== Extracted data ==

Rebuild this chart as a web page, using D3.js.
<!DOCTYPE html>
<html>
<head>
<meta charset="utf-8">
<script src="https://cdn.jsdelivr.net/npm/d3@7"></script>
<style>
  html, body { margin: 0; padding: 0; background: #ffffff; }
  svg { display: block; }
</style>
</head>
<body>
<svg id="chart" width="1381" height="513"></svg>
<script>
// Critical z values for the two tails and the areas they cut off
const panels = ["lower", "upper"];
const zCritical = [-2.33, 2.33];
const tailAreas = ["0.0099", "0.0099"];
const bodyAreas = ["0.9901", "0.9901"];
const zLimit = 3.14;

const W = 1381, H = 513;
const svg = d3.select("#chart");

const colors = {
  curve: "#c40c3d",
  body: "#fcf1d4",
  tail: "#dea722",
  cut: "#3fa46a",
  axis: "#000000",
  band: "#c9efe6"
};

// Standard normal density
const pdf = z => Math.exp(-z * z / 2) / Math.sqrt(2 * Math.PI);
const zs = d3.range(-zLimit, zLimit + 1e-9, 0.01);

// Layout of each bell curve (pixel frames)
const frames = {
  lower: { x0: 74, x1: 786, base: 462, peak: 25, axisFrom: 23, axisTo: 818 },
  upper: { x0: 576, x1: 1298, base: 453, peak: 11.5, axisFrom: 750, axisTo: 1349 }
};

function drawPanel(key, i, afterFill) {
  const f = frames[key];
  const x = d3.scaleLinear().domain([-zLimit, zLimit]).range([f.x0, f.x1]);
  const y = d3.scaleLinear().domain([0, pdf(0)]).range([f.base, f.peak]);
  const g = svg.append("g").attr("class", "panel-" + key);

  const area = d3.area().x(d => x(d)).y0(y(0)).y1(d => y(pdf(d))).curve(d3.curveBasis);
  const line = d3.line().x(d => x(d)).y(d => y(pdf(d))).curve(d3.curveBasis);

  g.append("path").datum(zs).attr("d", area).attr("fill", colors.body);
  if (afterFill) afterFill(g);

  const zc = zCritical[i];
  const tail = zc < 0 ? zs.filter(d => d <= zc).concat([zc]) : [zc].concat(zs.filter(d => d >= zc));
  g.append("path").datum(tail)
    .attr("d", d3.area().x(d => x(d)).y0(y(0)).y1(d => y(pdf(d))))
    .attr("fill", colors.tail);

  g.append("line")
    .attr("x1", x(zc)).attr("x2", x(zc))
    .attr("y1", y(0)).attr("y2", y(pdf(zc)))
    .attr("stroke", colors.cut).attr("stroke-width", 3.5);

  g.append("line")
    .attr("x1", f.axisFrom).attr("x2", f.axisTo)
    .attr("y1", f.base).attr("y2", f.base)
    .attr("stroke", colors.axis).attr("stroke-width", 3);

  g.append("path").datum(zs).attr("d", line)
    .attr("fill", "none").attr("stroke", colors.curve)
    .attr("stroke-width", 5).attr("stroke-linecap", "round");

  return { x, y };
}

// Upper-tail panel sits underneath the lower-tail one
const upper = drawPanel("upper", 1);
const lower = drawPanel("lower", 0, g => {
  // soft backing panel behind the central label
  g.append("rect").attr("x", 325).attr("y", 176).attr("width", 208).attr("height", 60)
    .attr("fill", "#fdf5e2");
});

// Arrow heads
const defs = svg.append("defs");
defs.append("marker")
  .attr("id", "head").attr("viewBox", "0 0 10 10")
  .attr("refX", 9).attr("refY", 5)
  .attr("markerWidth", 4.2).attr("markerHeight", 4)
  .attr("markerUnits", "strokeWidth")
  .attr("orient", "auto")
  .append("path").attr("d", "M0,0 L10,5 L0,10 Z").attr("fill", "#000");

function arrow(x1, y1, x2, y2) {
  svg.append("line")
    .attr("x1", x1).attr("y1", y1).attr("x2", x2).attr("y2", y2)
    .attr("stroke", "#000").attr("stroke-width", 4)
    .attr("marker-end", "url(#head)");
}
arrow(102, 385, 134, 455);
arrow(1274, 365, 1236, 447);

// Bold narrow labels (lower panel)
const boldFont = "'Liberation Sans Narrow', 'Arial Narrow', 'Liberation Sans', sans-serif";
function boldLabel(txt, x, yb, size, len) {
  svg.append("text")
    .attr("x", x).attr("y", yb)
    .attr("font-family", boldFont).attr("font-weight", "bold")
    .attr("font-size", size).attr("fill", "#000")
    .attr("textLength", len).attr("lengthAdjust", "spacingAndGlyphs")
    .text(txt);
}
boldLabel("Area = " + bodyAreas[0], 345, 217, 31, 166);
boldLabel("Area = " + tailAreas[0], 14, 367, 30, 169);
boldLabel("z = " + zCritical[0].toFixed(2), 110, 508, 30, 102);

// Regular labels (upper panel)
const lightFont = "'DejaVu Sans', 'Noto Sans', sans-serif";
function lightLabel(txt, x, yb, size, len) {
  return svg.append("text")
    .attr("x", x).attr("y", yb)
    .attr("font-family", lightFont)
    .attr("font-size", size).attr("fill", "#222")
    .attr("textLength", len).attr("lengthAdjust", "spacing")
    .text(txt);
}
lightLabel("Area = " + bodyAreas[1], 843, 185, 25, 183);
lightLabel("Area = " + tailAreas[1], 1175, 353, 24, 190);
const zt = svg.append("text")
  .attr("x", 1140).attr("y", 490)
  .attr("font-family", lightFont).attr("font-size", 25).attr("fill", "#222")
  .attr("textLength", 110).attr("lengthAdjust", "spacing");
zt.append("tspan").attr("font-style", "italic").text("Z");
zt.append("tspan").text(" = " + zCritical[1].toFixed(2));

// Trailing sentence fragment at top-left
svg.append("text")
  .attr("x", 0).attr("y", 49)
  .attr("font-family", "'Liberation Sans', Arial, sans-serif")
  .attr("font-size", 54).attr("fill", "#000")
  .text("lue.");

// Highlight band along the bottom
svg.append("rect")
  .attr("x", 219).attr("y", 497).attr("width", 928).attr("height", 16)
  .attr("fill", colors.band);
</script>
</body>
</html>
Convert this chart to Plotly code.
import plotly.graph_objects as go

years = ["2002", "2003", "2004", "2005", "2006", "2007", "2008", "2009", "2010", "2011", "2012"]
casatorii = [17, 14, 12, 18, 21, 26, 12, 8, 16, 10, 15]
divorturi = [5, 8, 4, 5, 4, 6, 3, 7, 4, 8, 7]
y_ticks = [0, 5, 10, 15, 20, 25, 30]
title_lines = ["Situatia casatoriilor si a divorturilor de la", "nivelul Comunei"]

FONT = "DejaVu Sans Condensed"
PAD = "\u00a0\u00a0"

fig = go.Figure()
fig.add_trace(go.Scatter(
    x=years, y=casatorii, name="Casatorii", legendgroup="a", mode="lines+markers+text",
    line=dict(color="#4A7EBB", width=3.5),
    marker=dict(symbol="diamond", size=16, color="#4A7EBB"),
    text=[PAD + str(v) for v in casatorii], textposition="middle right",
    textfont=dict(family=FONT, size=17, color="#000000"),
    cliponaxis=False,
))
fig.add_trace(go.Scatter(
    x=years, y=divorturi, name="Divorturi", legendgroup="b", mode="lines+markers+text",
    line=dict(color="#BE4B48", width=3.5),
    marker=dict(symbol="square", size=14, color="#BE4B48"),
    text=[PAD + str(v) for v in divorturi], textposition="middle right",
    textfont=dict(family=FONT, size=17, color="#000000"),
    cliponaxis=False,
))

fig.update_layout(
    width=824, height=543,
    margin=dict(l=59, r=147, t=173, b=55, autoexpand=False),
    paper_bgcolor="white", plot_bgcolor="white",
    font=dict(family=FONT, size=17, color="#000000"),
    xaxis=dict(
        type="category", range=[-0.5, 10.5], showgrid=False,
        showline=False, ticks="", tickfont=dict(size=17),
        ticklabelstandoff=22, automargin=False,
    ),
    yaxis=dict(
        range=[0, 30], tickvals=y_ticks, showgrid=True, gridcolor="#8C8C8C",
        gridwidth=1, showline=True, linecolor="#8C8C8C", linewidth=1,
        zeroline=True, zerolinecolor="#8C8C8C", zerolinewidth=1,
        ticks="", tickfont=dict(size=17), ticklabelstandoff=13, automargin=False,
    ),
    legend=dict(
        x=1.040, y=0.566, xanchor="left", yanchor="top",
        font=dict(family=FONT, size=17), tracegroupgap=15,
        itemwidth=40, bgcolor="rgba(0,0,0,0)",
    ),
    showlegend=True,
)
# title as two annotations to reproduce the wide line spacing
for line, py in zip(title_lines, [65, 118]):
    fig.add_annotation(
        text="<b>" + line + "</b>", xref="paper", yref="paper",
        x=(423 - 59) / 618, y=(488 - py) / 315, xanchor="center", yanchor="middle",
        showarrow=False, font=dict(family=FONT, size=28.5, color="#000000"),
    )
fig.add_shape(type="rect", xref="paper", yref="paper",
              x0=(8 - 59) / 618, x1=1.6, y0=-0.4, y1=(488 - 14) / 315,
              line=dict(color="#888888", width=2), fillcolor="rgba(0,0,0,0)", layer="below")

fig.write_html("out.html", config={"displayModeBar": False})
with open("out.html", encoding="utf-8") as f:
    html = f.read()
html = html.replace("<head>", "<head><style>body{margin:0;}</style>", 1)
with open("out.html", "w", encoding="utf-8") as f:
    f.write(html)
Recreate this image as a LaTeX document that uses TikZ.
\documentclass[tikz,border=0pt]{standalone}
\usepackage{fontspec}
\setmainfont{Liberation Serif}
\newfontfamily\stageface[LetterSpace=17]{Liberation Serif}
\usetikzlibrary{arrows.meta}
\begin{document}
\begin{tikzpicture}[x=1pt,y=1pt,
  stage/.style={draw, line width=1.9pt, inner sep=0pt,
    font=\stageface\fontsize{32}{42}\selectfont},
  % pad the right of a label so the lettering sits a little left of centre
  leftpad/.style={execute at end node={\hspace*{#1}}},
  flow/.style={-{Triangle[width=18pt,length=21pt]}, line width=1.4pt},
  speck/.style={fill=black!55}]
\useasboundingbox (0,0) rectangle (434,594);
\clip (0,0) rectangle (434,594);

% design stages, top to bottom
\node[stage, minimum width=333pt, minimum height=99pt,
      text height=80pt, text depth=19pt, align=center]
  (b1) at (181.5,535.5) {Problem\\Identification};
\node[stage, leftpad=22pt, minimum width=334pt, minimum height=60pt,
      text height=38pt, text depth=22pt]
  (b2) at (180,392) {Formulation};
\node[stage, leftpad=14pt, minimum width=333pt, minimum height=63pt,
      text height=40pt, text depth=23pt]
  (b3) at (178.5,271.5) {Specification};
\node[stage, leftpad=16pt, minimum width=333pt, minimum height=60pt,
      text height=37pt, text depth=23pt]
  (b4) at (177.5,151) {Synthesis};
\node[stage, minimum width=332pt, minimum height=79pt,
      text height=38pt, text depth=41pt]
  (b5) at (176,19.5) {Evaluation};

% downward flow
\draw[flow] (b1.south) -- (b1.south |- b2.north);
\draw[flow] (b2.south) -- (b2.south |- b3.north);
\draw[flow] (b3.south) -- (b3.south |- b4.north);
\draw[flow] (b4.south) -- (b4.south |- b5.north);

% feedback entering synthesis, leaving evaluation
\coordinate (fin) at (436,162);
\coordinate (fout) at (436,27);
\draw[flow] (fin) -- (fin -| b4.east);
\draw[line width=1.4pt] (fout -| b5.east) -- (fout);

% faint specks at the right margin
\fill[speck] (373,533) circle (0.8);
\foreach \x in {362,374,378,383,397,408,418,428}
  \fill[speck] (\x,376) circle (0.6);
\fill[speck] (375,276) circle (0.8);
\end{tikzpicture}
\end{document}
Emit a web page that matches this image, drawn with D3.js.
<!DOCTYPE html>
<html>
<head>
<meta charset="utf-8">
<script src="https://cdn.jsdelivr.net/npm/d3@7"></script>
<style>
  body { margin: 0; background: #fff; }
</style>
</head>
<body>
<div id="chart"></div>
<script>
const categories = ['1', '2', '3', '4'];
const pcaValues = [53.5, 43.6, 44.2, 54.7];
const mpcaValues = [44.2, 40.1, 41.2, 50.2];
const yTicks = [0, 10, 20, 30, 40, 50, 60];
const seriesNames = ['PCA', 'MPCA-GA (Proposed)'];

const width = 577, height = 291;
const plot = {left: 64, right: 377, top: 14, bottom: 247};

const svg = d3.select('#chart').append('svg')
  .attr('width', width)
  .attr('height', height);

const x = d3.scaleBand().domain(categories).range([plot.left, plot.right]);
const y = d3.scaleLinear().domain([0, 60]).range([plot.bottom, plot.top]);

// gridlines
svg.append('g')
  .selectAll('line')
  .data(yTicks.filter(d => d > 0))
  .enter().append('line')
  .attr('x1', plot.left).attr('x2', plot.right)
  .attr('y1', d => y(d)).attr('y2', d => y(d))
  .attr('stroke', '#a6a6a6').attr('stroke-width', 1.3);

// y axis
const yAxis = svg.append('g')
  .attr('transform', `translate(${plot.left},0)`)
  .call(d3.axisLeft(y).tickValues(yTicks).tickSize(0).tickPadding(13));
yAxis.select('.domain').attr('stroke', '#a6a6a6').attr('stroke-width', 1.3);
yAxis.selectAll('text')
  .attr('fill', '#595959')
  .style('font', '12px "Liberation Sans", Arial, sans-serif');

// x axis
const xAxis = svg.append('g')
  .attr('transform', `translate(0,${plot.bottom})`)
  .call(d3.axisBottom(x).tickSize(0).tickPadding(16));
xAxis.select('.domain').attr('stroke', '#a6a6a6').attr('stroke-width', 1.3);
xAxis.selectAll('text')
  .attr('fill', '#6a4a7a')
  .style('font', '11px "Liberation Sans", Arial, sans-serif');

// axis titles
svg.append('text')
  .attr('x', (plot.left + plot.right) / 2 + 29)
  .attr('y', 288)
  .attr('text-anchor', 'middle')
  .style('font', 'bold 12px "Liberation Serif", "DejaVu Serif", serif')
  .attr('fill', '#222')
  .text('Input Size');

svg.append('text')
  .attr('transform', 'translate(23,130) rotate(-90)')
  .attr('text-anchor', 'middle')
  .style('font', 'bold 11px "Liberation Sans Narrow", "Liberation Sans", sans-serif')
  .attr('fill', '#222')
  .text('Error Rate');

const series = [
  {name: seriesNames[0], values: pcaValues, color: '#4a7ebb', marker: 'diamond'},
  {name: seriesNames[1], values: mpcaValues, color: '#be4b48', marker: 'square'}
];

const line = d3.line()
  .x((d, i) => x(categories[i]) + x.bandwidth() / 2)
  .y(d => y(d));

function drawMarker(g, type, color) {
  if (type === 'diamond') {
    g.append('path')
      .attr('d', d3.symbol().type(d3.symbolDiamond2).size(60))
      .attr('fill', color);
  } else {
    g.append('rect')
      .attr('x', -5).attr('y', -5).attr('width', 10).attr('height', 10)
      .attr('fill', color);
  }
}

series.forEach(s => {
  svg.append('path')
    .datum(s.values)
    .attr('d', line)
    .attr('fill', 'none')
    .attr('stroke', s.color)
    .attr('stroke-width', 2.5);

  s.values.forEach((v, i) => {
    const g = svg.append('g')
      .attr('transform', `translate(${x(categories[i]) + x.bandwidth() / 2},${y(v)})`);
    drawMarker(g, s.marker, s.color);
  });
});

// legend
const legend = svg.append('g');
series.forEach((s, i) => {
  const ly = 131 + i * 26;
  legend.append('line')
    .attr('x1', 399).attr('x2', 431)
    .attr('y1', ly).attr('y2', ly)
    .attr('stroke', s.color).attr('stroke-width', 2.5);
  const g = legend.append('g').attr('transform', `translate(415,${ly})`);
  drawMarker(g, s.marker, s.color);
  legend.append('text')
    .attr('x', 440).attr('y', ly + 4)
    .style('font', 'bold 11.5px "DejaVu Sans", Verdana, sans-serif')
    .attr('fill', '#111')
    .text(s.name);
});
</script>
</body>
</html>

===

** Work instructions **
Extract all lines containing the word "that".

** The result **
Recreate this image as a LaTeX document that uses TikZ.
Emit a web page that matches this image, drawn with D3.js.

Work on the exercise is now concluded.